Four Seasons, one of two Dutch National Ballet contributions to Holland Festival this year, consisted of the European premiere of Christopher Wheeldon’s The two of us, to four songs by Joni Mitchell, and the world premiere of The Four Seasons – David Dawsons’ danced counterpart to a reimagining of Vivaldi’s score by Max Richter. Timidly, holding the total occupancy under 250 to avoid the requirement of a negative test-result, the company invited us back into their home. Also offered via online streaming, I saw it live on June 15.
Danced by Ana Tsygankova and Constantine Allen, The two of us starts soaked in a forever-young, hopeful sense of longing. In two refined solos on early Mitchell songs from the 1970s, both dancers fuse the most delicate aspects of their classically trained, physical abilities with more personal and fantasy-like gestures: a foot slowly folded into the back of a knee, a finger pointing upward, then a seamless transition to arabesque. That sort of thing.
Beautiful as the two opening solos were, however, the piece went downhill after that. After a second solo by Tsygankova that failed to add anything substantial to the mix, the piece closed on the emotionally shattering remake of Both Sides Now – sung in the year 2000 by an older, sadder Mitchell in a smoky voice. The closing duet made to go with it didn’t carve deep enough to level with the existential shift the song proposed.

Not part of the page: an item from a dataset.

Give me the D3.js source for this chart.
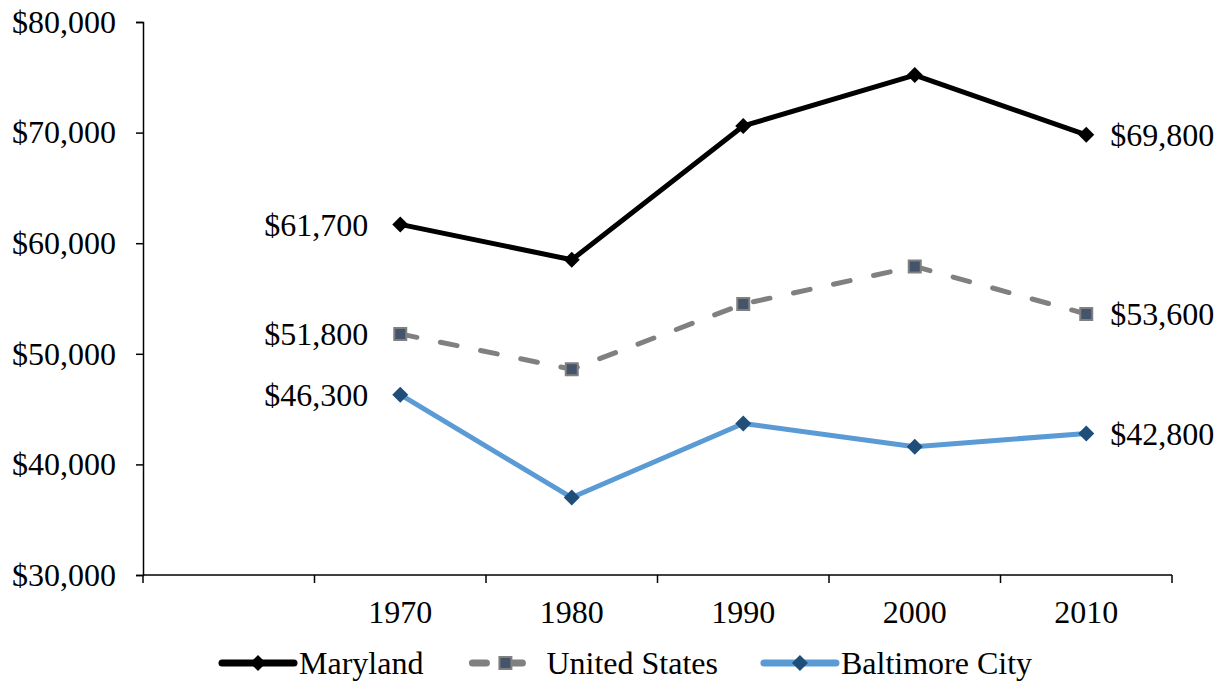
<!DOCTYPE html>
<html>
<head>
<meta charset="utf-8">
<style>
    body { margin: 0; background: #fff; }
    svg text { font-family: "Liberation Serif", "Times New Roman", serif; fill: #000; }
    .axis .domain, .axis line { stroke: #000; stroke-width: 1.5; }
</style>
</head>
<body>
<svg width="1220" height="681"></svg>
<script src="https://d3js.org/d3.v7.min.js"></script>
<script>
    // data
    var years = ["", "1970", "1980", "1990", "2000", "2010"];
    var maryland = [61700, 58500, 70600, 75200, 69800];
    var unitedStates = [51800, 48600, 54500, 57900, 53600];
    var baltimore = [46300, 37000, 43700, 41600, 42800];
    var yTicks = [30000, 40000, 50000, 60000, 70000, 80000];

    var svg = d3.select("svg"),
        margin = { top: 22, right: 48, bottom: 106, left: 143 },
        width = +svg.attr("width") - margin.left - margin.right,
        height = +svg.attr("height") - margin.top - margin.bottom,
        g = svg.append("g").attr("transform", "translate(" + margin.left + "," + margin.top + ")");

    var x = d3.scaleBand().domain(years).range([0, width]);
    var y = d3.scaleLinear().domain([30000, 80000]).range([height, 0]);
    var fmt = function (v) { return "$" + d3.format(",")(v); };
    var fs = "32px";

    var series = [
        { name: "Maryland", values: maryland, color: "#000", width: 5, dash: null, marker: "diamond", mfill: "#000", mstroke: "none" },
        { name: "United States", values: unitedStates, color: "#808080", width: 5, dash: "17,24", marker: "square", mfill: "#44546a", mstroke: "#808080" },
        { name: "Baltimore City", values: baltimore, color: "#5b9bd5", width: 5, dash: null, marker: "diamond", mfill: "#1f4e79", mstroke: "none" }
    ];
    var cats = years.slice(1);

    // axes
    g.append("g").attr("class", "axis")
        .call(d3.axisLeft(y).tickValues(yTicks).tickSize(7).tickPadding(20).tickFormat(fmt))
        .call(function (a) {
            a.selectAll("text").style("font-size", fs);
        });

    var xa = g.append("g").attr("class", "axis").attr("transform", "translate(0," + height + ")");
    xa.append("path").attr("class", "domain").attr("d", "M0,0H" + width);
    xa.selectAll("line.tick").data(d3.range(years.length + 1)).enter().append("line")
        .attr("x1", function (i) { return i * x.bandwidth(); })
        .attr("x2", function (i) { return i * x.bandwidth(); })
        .attr("y1", 0).attr("y2", 8);
    xa.selectAll("text").data(cats).enter().append("text")
        .attr("x", function (d) { return x(d) + x.bandwidth() / 2; })
        .attr("y", 48)
        .attr("text-anchor", "middle")
        .style("font-size", fs)
        .text(function (d) { return d; });

    function markerPath(type) {
        if (type === "square") return "M-6,-6H6V6H-6Z";
        return "M0,-8L8,0L0,8L-8,0Z";
    }

    var line = d3.line()
        .x(function (d, i) { return x(cats[i]) + x.bandwidth() / 2; })
        .y(function (d) { return y(d); });

    series.forEach(function (s) {
        g.append("path")
            .attr("d", line(s.values))
            .attr("fill", "none")
            .attr("stroke", s.color)
            .attr("stroke-width", s.width)
            .attr("stroke-linecap", s.dash ? "round" : "butt")
            .attr("stroke-linejoin", "round")
            .attr("stroke-dasharray", s.dash);
        g.selectAll(null).data(s.values).enter().append("path")
            .attr("transform", function (d, i) {
                return "translate(" + (x(cats[i]) + x.bandwidth() / 2) + "," + y(d) + ")";
            })
            .attr("d", markerPath(s.marker))
            .attr("fill", s.mfill)
            .attr("stroke", s.mstroke)
            .attr("stroke-width", 2);

        // data labels at first and last points
        var n = s.values.length;
        g.append("text")
            .attr("x", x(cats[0]) + x.bandwidth() / 2 - 32)
            .attr("y", y(s.values[0]))
            .attr("dy", "0.35em")
            .attr("text-anchor", "end")
            .style("font-size", fs)
            .text(fmt(s.values[0]));
        g.append("text")
            .attr("x", x(cats[n - 1]) + x.bandwidth() / 2 + 24)
            .attr("y", y(s.values[n - 1]))
            .attr("dy", "0.35em")
            .style("font-size", fs)
            .text(fmt(s.values[n - 1]));
    });

    // legend
    var legend = svg.append("g").attr("transform", "translate(0,663)");
    var lx = 222;
    series.forEach(function (s) {
        var item = legend.append("g").attr("transform", "translate(" + lx + ",0)");
        item.append("line")
            .attr("x1", s.dash ? 3 : 0).attr("x2", s.dash ? 67 : 72)
            .attr("y1", 0).attr("y2", 0)
            .attr("stroke", s.color)
            .attr("stroke-width", 7)
            .attr("stroke-linecap", "round")
            .attr("stroke-dasharray", s.dash ? "14,22" : null);
        item.append("path")
            .attr("transform", "translate(36,0)")
            .attr("d", markerPath(s.marker))
            .attr("fill", s.mfill)
            .attr("stroke", s.mstroke)
            .attr("stroke-width", 2);
        var t = item.append("text")
            .attr("x", 77)
            .attr("dy", "0.35em")
            .style("font-size", fs)
            .text(s.name);
        lx += 77 + t.node().getComputedTextLength() + 46;
    });
</script>
</body>
</html>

Dawson’s The Four Seasons evolved in the opposite direction. Almost ready when the first lockdown hit in March 2020, this at-long-last premiere was off to a rocky start. As the orchestra sounded hesitant and far from all-engulfing, the sixteen dancers initially seemed to struggle to find enough collective ‘oumph’ to face Dawson’s choreographic challenges. But boy – and girl and everything in between – did they come back with a punch. As the first violinist found her direction, the dancers on stage found their way to a mental switch. Running followed, a lot of actual, full-on running, swift handlings between couples, crazy lifts and – as is usual in Dawson’s pieces – a good deal of movement starting and ending in over-stretch. The dancers’ gasping for air could be heard from the wings, but on stage they showered us with the results of their commitment.
In contrast to Wheeldon’s expressive delicacy, Dawsons’ style is rough around the edges, loud, in your face. Not every ballet dancer can make that interesting – certainly not at the rhythm he wants it. But some do. Corps de ballet dancer Laura Rosillo, for example, stole every light that fell upon her imbuing every turn of the head with temperament and nailing every accent with a genuine smile. Another highlight: Edo Wijnen’s solo, somewhere in the midst of the Spring-section, gorgeously feeling his oats centre stage, announcing summer.
Besides being balletic fireworks for the 21st century, Dawsons’ The Four Seasons also offers poetic depth. The slowly changing, simple and humongous set designed by Eno Henze offers a counterpart to the busy onstage action – a manmade, geometric reference to nature’s continuum. The choreography itself, on the other hand, is also ripe with mildly funny, not too literal references to the cycles of life. Dancers following each other at a pace, to remind us of falling leaves in autumn; a particular partnering lift growing from a single gesture in the beginning into the main motive towards the end. That sort of thing. That sort of clever, beautiful thing.